■ **TASK TO COMPLETE**
Below are the records; reproduce all of them exactly but without any images.

* begin TASK INPUT *

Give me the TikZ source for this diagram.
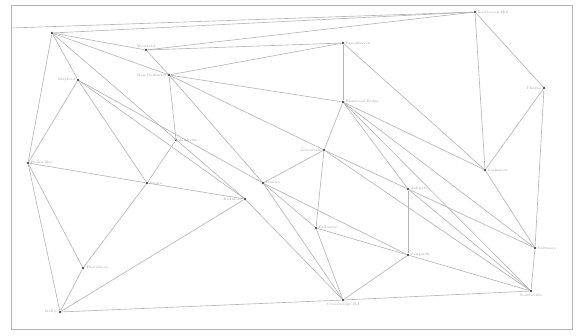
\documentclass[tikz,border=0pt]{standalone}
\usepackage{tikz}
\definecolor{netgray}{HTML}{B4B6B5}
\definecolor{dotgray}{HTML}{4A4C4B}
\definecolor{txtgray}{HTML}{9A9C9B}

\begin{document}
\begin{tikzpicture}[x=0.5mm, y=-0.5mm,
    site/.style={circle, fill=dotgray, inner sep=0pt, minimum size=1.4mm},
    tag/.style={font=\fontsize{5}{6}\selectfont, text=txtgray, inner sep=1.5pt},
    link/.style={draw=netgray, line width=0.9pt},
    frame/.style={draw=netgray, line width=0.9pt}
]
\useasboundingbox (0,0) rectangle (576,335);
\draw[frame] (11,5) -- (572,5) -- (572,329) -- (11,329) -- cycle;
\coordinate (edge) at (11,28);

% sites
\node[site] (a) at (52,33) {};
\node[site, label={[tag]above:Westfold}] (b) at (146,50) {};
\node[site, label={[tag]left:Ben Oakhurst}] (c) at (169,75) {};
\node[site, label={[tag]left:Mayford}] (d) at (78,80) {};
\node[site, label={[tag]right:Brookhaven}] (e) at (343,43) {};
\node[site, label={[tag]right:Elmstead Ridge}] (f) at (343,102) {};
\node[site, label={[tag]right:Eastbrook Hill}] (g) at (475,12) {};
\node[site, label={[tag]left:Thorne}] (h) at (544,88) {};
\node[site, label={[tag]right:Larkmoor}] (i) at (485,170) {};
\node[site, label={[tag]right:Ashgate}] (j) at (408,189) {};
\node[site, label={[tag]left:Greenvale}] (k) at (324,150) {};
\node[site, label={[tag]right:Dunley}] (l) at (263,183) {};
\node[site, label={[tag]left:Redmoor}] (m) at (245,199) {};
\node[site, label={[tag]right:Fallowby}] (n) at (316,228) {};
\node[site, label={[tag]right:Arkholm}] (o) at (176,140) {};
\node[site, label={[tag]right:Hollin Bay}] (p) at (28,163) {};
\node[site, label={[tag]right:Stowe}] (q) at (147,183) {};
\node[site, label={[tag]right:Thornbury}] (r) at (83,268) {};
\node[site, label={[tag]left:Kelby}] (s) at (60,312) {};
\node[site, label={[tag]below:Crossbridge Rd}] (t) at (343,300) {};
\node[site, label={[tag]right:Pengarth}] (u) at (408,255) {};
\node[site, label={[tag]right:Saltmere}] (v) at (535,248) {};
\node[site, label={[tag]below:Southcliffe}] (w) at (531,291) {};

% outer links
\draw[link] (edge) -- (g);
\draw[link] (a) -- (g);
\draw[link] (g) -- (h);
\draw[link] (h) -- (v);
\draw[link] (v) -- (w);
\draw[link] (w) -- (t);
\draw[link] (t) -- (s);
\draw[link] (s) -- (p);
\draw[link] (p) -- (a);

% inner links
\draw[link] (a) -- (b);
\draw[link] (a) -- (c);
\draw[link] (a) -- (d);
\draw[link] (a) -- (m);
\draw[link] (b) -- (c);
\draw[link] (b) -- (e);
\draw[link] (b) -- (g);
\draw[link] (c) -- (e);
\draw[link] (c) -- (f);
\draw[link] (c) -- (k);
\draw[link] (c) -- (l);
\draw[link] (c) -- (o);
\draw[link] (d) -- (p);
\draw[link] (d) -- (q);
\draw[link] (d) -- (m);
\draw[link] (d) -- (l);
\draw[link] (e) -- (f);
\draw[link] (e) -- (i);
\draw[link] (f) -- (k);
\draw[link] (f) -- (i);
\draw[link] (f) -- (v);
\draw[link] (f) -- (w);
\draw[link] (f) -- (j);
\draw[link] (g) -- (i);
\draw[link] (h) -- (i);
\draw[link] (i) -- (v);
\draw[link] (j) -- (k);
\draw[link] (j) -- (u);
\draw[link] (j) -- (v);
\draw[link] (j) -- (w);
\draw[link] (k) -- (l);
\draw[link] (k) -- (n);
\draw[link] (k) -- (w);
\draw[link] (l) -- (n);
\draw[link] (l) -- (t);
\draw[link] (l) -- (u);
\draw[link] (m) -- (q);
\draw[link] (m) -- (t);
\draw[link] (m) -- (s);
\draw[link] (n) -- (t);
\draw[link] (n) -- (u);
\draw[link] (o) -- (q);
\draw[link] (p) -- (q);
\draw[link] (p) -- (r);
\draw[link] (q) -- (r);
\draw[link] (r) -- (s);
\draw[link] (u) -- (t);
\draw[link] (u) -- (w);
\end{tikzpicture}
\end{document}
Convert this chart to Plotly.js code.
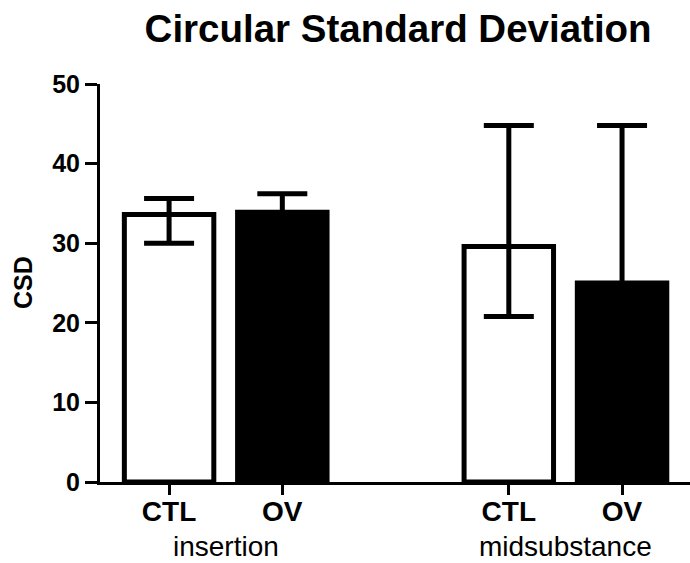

* end TASK INPUT *

■ **TASK OUTPUT**
Give me the TikZ source for this diagram.
\documentclass[tikz,border=0pt]{standalone}
\usepackage{tikz}
\definecolor{netgray}{HTML}{B4B6B5}
\definecolor{dotgray}{HTML}{4A4C4B}
\definecolor{txtgray}{HTML}{9A9C9B}

\begin{document}
\begin{tikzpicture}[x=0.5mm, y=-0.5mm,
    site/.style={circle, fill=dotgray, inner sep=0pt, minimum size=1.4mm},
    tag/.style={font=\fontsize{5}{6}\selectfont, text=txtgray, inner sep=1.5pt},
    link/.style={draw=netgray, line width=0.9pt},
    frame/.style={draw=netgray, line width=0.9pt}
]
\useasboundingbox (0,0) rectangle (576,335);
\draw[frame] (11,5) -- (572,5) -- (572,329) -- (11,329) -- cycle;
\coordinate (edge) at (11,28);

% sites
\node[site] (a) at (52,33) {};
\node[site, label={[tag]above:Westfold}] (b) at (146,50) {};
\node[site, label={[tag]left:Ben Oakhurst}] (c) at (169,75) {};
\node[site, label={[tag]left:Mayford}] (d) at (78,80) {};
\node[site, label={[tag]right:Brookhaven}] (e) at (343,43) {};
\node[site, label={[tag]right:Elmstead Ridge}] (f) at (343,102) {};
\node[site, label={[tag]right:Eastbrook Hill}] (g) at (475,12) {};
\node[site, label={[tag]left:Thorne}] (h) at (544,88) {};
\node[site, label={[tag]right:Larkmoor}] (i) at (485,170) {};
\node[site, label={[tag]right:Ashgate}] (j) at (408,189) {};
\node[site, label={[tag]left:Greenvale}] (k) at (324,150) {};
\node[site, label={[tag]right:Dunley}] (l) at (263,183) {};
\node[site, label={[tag]left:Redmoor}] (m) at (245,199) {};
\node[site, label={[tag]right:Fallowby}] (n) at (316,228) {};
\node[site, label={[tag]right:Arkholm}] (o) at (176,140) {};
\node[site, label={[tag]right:Hollin Bay}] (p) at (28,163) {};
\node[site, label={[tag]right:Stowe}] (q) at (147,183) {};
\node[site, label={[tag]right:Thornbury}] (r) at (83,268) {};
\node[site, label={[tag]left:Kelby}] (s) at (60,312) {};
\node[site, label={[tag]below:Crossbridge Rd}] (t) at (343,300) {};
\node[site, label={[tag]right:Pengarth}] (u) at (408,255) {};
\node[site, label={[tag]right:Saltmere}] (v) at (535,248) {};
\node[site, label={[tag]below:Southcliffe}] (w) at (531,291) {};

% outer links
\draw[link] (edge) -- (g);
\draw[link] (a) -- (g);
\draw[link] (g) -- (h);
\draw[link] (h) -- (v);
\draw[link] (v) -- (w);
\draw[link] (w) -- (t);
\draw[link] (t) -- (s);
\draw[link] (s) -- (p);
\draw[link] (p) -- (a);

% inner links
\draw[link] (a) -- (b);
\draw[link] (a) -- (c);
\draw[link] (a) -- (d);
\draw[link] (a) -- (m);
\draw[link] (b) -- (c);
\draw[link] (b) -- (e);
\draw[link] (b) -- (g);
\draw[link] (c) -- (e);
\draw[link] (c) -- (f);
\draw[link] (c) -- (k);
\draw[link] (c) -- (l);
\draw[link] (c) -- (o);
\draw[link] (d) -- (p);
\draw[link] (d) -- (q);
\draw[link] (d) -- (m);
\draw[link] (d) -- (l);
\draw[link] (e) -- (f);
\draw[link] (e) -- (i);
\draw[link] (f) -- (k);
\draw[link] (f) -- (i);
\draw[link] (f) -- (v);
\draw[link] (f) -- (w);
\draw[link] (f) -- (j);
\draw[link] (g) -- (i);
\draw[link] (h) -- (i);
\draw[link] (i) -- (v);
\draw[link] (j) -- (k);
\draw[link] (j) -- (u);
\draw[link] (j) -- (v);
\draw[link] (j) -- (w);
\draw[link] (k) -- (l);
\draw[link] (k) -- (n);
\draw[link] (k) -- (w);
\draw[link] (l) -- (n);
\draw[link] (l) -- (t);
\draw[link] (l) -- (u);
\draw[link] (m) -- (q);
\draw[link] (m) -- (t);
\draw[link] (m) -- (s);
\draw[link] (n) -- (t);
\draw[link] (n) -- (u);
\draw[link] (o) -- (q);
\draw[link] (p) -- (q);
\draw[link] (p) -- (r);
\draw[link] (q) -- (r);
\draw[link] (r) -- (s);
\draw[link] (u) -- (t);
\draw[link] (u) -- (w);
\end{tikzpicture}
\end{document}
Convert this chart to Plotly.js code.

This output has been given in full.